Ce clip échouera en revanche selon lui à détourner les apprentis djihadistes de la tentation du départ. « Les jeunes disqualifient immédiatement toute image et tous messages venus du gouvernement, qu’ils considèrent comme de la propagande, dit-il. Quelle que soit la pertinence des arguments, il est difficile pour l’État français de les toucher. Et puis, leur dire qu’ils trouveront la mort là-bas et s’en servir comme un argument, c’est un peu paradoxal, puisque les djihadistes sont déjà au courant : mourir en martyr, c’est même ce qu’ils cherchent. »

À noter également qu'Amedy Coulibaly et les frères Kouachi, auteurs des attentats de Paris, ne s'étaient pas radicalisés sur Internet. Les derniers faisaient d'ailleurs partie d'une génération de djihadistes plutôt ancienne, dans les radars des services et de la justice depuis le démantèlement en 2005 de la filière djihadiste dite des Buttes-Chaumont à Paris.

« La campagne ne peut être efficace que sur des jeunes qui s’interrogent, qui sont tombés sur des sites parlant de paysages, d’aventures, de violence et peuvent potentiellement basculer, estime de son côté Christian Gravel. Nous sommes lucides sur le fait qu'elle n'aura d'impact sur ceux qui sont déjà passés dans autre chose, car les techniques employées par les djihadistes relèvent vraiment de la manipulation mentale.
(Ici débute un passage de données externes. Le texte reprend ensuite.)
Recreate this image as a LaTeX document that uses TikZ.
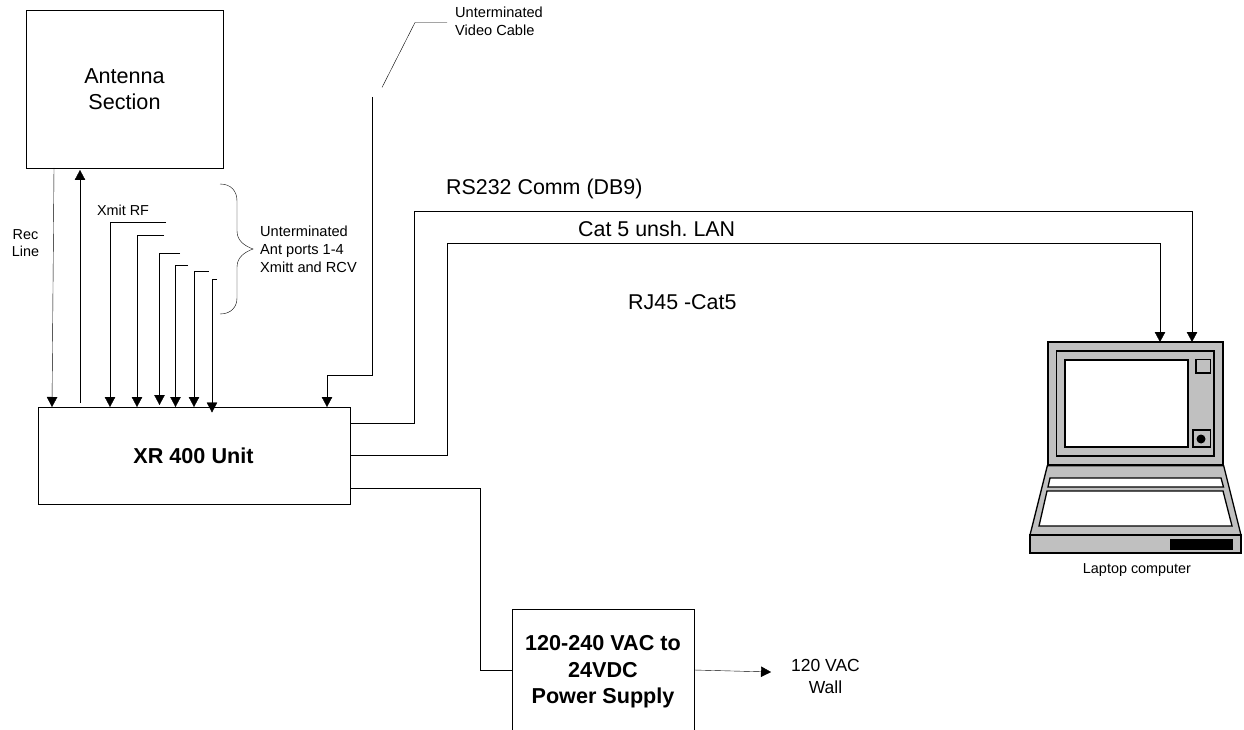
\documentclass[tikz,border=0pt]{standalone}
\usepackage{fontspec}
\setmainfont{Liberation Sans}
\frenchspacing
\usetikzlibrary{arrows.meta,calc}
\definecolor{lapgray}{HTML}{C0C0C0}
\tikzset{
  x=1pt,y=-1pt,
  line width=1pt,
  block/.style={draw,inner sep=0pt,align=center,font=\fontsize{21.6}{26}\selectfont},
  big/.style={inner sep=0pt,align=center,font=\fontsize{21.4}{26}\selectfont},
  small/.style={inner sep=0pt,align=center,font=\fontsize{14.4}{17.3}\selectfont},
  smallleft/.style={inner sep=0pt,align=left,font=\fontsize{14.6}{17.8}\selectfont},
  arr/.style={draw,-{Triangle[width=10.5pt,length=10pt]}},
  lapfill/.style={draw,line width=1.3pt,fill=lapgray,line join=miter},
  lapwhite/.style={draw,line width=1.3pt,fill=white,line join=miter},
}
\begin{document}
\begin{tikzpicture}
\useasboundingbox (0,0) rectangle (1244,730);
\fill[white] (0,0) rectangle (1244,730);
% blocks
\node[block,minimum width=197pt,minimum height=158pt] (ant) at (124.5,89) {Antenna\\Section};
\node[block,minimum width=312pt,minimum height=97pt,font=\fontsize{21.6}{26}\selectfont\bfseries] (xr) at (194,455.5) {\hspace*{-1pt}XR 400 Unit};
\node[inner sep=0pt,minimum width=182pt,minimum height=121pt,align=center,font=\fontsize{21.6}{26.5}\selectfont\bfseries] (psu) at (603,669.5) {\rule{0pt}{20pt}120-240 VAC to\\24VDC\\Power Supply};
\draw (psu.south west) |- (psu.north east) -- (psu.south east);
% laptop
\node[lapfill,inner sep=0pt,minimum width=175pt,minimum height=123pt] (lid) at (1135.5,403.5) {};
\draw[lapfill] (lid.south west) -- (lid.south east) -- (1241,535) -- (1030,535) -- cycle;
\draw[lapfill] (1030,535) rectangle (1241,553);
\draw[lapfill] (1056.5,351) rectangle (1214,456);
\draw[lapwhite] (1065,360) rectangle (1188,447);
\draw[lapfill] (1196,359.5) rectangle (1210.5,373);
\draw[lapfill] (1193,430) rectangle (1210.5,447);
\fill (1201,439) circle (4.5);
\draw[lapwhite] (1050,478) -- (1221,478) -- (1223.5,487) -- (1048,487) -- cycle;
\draw[lapwhite] (1047,491) -- (1223,491) -- (1232,526) -- (1039,526) -- cycle;
\fill (1170,539) rectangle (1232.5,549.5);
% free ends
\coordinate (recA) at (54,168);
\coordinate (recB) at (52,407);
\coordinate (upA) at (80,403);
\coordinate (upB) at (80,170);
\coordinate (p1) at (166,222.5);
\coordinate (p2) at (164,235);
\coordinate (p3) at (180,253);
\coordinate (p4) at (188,265);
\coordinate (p5) at (208.5,271.5);
\coordinate (p6) at (217,279);
\coordinate (vid) at (372,97);
\coordinate (rs) at (1192,342);
\coordinate (lan) at (1160,342);
\coordinate (wall) at (771,672);
\coordinate (rsO) at (350,423);
\coordinate (lanO) at (350,455);
\coordinate (pwrO) at (350,488);
% connectors
\draw[arr] (recA) -- (recB);
\draw[arr] (upA) -- (upB);
\draw[arr] (p1) -- (110,222.5) -- (110,407);
\draw[arr] (p2) -- (137,235) -- (137,407);
\draw[arr] (p3) -- (159.5,253) -- (159.5,405);
\draw[arr] (p4) -- (175.5,265) -- (175.5,407);
\draw[arr] (p5) -- (194,271.5) -- (194,407);
\draw[arr] (p6) -- (212,279) -- (212,412.5);
\draw[arr] (vid) -- (372,375) -- (327,375) -- (327,407);
\draw[arr] (rsO) -- (414,423) -- (414,211) -- (1192,211) -- (rs);
\draw[arr] (lanO) -- (447,455) -- (447,243) -- (1160,243) -- (lan);
\draw (pwrO) -- (480,488) -- (480,670) -- (512,670);
\draw[arr] (694,670) -- (wall);
% leader
\draw (382,87.5) -- (415,22.5) -- (447,22.5);
% brace
\draw (220,184) .. controls (231,184) and (237,191) .. (237,201) -- (237,231)
  .. controls (237,241) and (245,246) .. (253,249)
  .. controls (245,252) and (237,257) .. (237,267) -- (237,298)
  .. controls (237,307) and (231,314) .. (220,314);
% labels
\node[small] (lrec) at (25.5,243) {Rec\\Line};
\node[small] (lxmit) at (123,210) {Xmit RF};
\node[smallleft,anchor=west] (lport) at (260,249) {Unterminated\\Ant ports 1-4\\Xmitt and RCV};
\node[smallleft,anchor=west] (lvid) at (455,21.5) {Unterminated\\Video Cable};
\node[big,anchor=west] (lrs) at (446,188.5) {RS232 Comm (DB9)};
\node[big,anchor=west] (lcat) at (578,228.5) {Cat 5 unsh. LAN};
\node[big,anchor=west] (lrj) at (628,302.5) {RJ45 -Cat5};
\node[inner sep=0pt,align=center,font=\fontsize{17.5}{22}\selectfont] (lwall) at (825.5,676) {120 VAC\\Wall};
\node[small] (llap) at (1137,570) {Laptop computer};
\end{tikzpicture}
\end{document}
C’est une logique sectaire où tout est fait pour isoler un individu, l’extraire et l’intégrer à un nouveau groupe. Ce n’est pas notre clip qui va inverser ce processus. »
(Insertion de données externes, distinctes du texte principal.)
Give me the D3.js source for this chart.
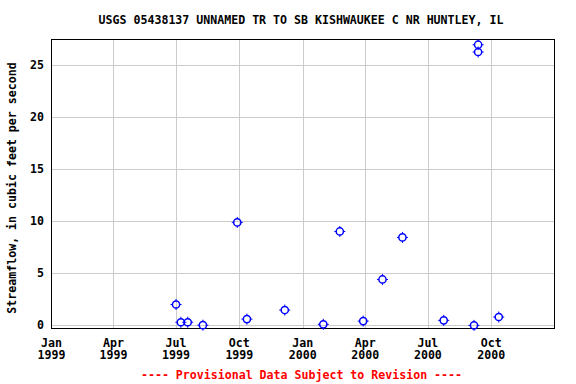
<!DOCTYPE html>
<html><head><meta charset="utf-8">
<script src="https://cdn.jsdelivr.net/npm/d3@7"></script>
<style>body{margin:0;background:#fff}svg text{font-family:"DejaVu Sans Mono",monospace;font-weight:bold}</style>
</head><body><svg id="c" width="576" height="384"></svg>
<script>
const dates = ["1999-07-01","1999-07-08","1999-07-18","1999-08-09","1999-09-28","1999-10-12","1999-12-06","2000-01-31","2000-02-24","2000-03-29","2000-04-26","2000-05-25","2000-07-24","2000-09-06","2000-09-12","2000-09-12","2000-10-12"];
const flows = [2.0,0.3,0.3,0.02,9.87,0.6,1.47,0.1,9.0,0.41,4.4,8.43,0.48,0.0,26.2,26.9,0.8];
const yTicks = [0,5,10,15,20,25];
const xTickDates = ["1999-01-01","1999-04-01","1999-07-01","1999-10-01","2000-01-01","2000-04-01","2000-07-01","2000-10-01"];
const xTickLabels = [["Jan","1999"],["Apr","1999"],["Jul","1999"],["Oct","1999"],["Jan","2000"],["Apr","2000"],["Jul","2000"],["Oct","2000"]];
const title = "USGS 05438137 UNNAMED TR TO SB KISHWAUKEE C NR HUNTLEY, IL";
const yLabel = "Streamflow, in cubic feet per second";
const footer = "---- Provisional Data Subject to Revision ----";

const parse = d3.utcParse("%Y-%m-%d");
const L=51.5, R=554.5, T=39.5, B=328.5;
const svg = d3.select("#c");
const x = d3.scaleUtc().domain([parse("1999-01-01"), parse("2001-01-01")]).range([L,R]);
const y = d3.scaleLinear().domain([-0.3,27.4]).range([B,T]);

// grid
svg.append("g").selectAll("line").data(xTickDates.slice(1)).join("line")
  .attr("x1",d=>Math.round(x(parse(d)))+0.5).attr("x2",d=>Math.round(x(parse(d)))+0.5)
  .attr("y1",T).attr("y2",B).attr("stroke","#cccccc").attr("stroke-width",1);
svg.append("g").selectAll("line").data(yTicks).join("line")
  .attr("x1",L).attr("x2",R).attr("y1",d=>Math.round(y(d))+0.5).attr("y2",d=>Math.round(y(d))+0.5)
  .attr("stroke","#cccccc").attr("stroke-width",1);

// border
svg.append("rect").attr("x",L).attr("y",T).attr("width",R-L).attr("height",B-T)
  .attr("fill","none").attr("stroke","#000").attr("stroke-width",1);

// y ticks labels
svg.append("g").selectAll("text").data(yTicks).join("text")
  .attr("x",44).attr("y",d=>y(d)+4).attr("text-anchor","end").attr("font-size",11.6).text(d=>d);

// x labels
const xl = svg.append("g").selectAll("text").data(xTickDates).join("text")
  .attr("text-anchor","middle").attr("font-size",11.6);
xl.append("tspan").attr("x",d=>x(parse(d))).attr("y",346.5).text((d,i)=>xTickLabels[i][0]);
xl.append("tspan").attr("x",d=>x(parse(d))).attr("y",359).text((d,i)=>xTickLabels[i][1]);

// points
const pts = svg.append("g").selectAll("g").data(dates.map((d,i)=>({d:parse(d),v:flows[i]}))).join("g")
  .attr("transform",d=>`translate(${x(d.d)},${y(d.v)})`);
pts.append("circle").attr("r",3.6).attr("fill","none").attr("stroke","#0000ff").attr("stroke-width",1.5);
pts.append("path").attr("d","M0,-5.5V-3.6M0,3.6V5.5M-5.5,0H-3.6M3.6,0H5.5").attr("stroke","#0000ff").attr("stroke-width",1);

// title
svg.append("text").attr("x",301).attr("y",24).attr("text-anchor","middle").attr("font-size",11.6).text(title);
// y label
svg.append("text").attr("transform","translate(16,188) rotate(-90)").attr("text-anchor","middle").attr("font-size",11.6).text(yLabel);
// footer
svg.append("text").attr("x",301.5).attr("y",379).attr("text-anchor","middle").attr("font-size",11.6).attr("fill","#ff0000").text(footer);
</script></body></html>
Conçue « en étroite collaboration » avec le ministère de l’intérieur, l’Uclat (unité de coordination de la lutte antiterroriste), les services de renseignement, la vidéo a coûté « quelques dizaines de milliers d’euros » selon le SIG avec des « achats d'espace sur Facebook et Twitter ». Ont également été pris en compte les retours des responsables de la plateforme du numéro vert "anti-djihad", mis en place au printemps 2014 pour les proches de candidats au départ, ainsi que d’«experts» comme l’anthropologue Donia Bouzar, fondatrice du Centre de prévention des dérives sectaires liées à l'islam et omniprésente sur ces questions.

Aux États-Unis, c'est le département d'État (équivalent du ministère des affaires étrangères) qui a lancé en décembre 2013 une campagne  « Think again, turn away » (pensez-y à deux fois, faites machine arrière) sur Twitter et Facebook. Une vidéo parodique, intitulée « Bienvenue dans l'État islamique », a été diffusée en septembre 2014. Elle commente sur le ton de la moquerie les crimes attribués à l'organisation. Sur Twitter, le département d'État n'hésite pas à contre-argumenter pied à pied contre des "tweetos" djihadistes. Au risque, comme l'a jugé le magazine Time, de mener une campagne contreproductive en leur offrant une visibilité et une légitimité qu'ils n'auraient sinon jamais pu espérer.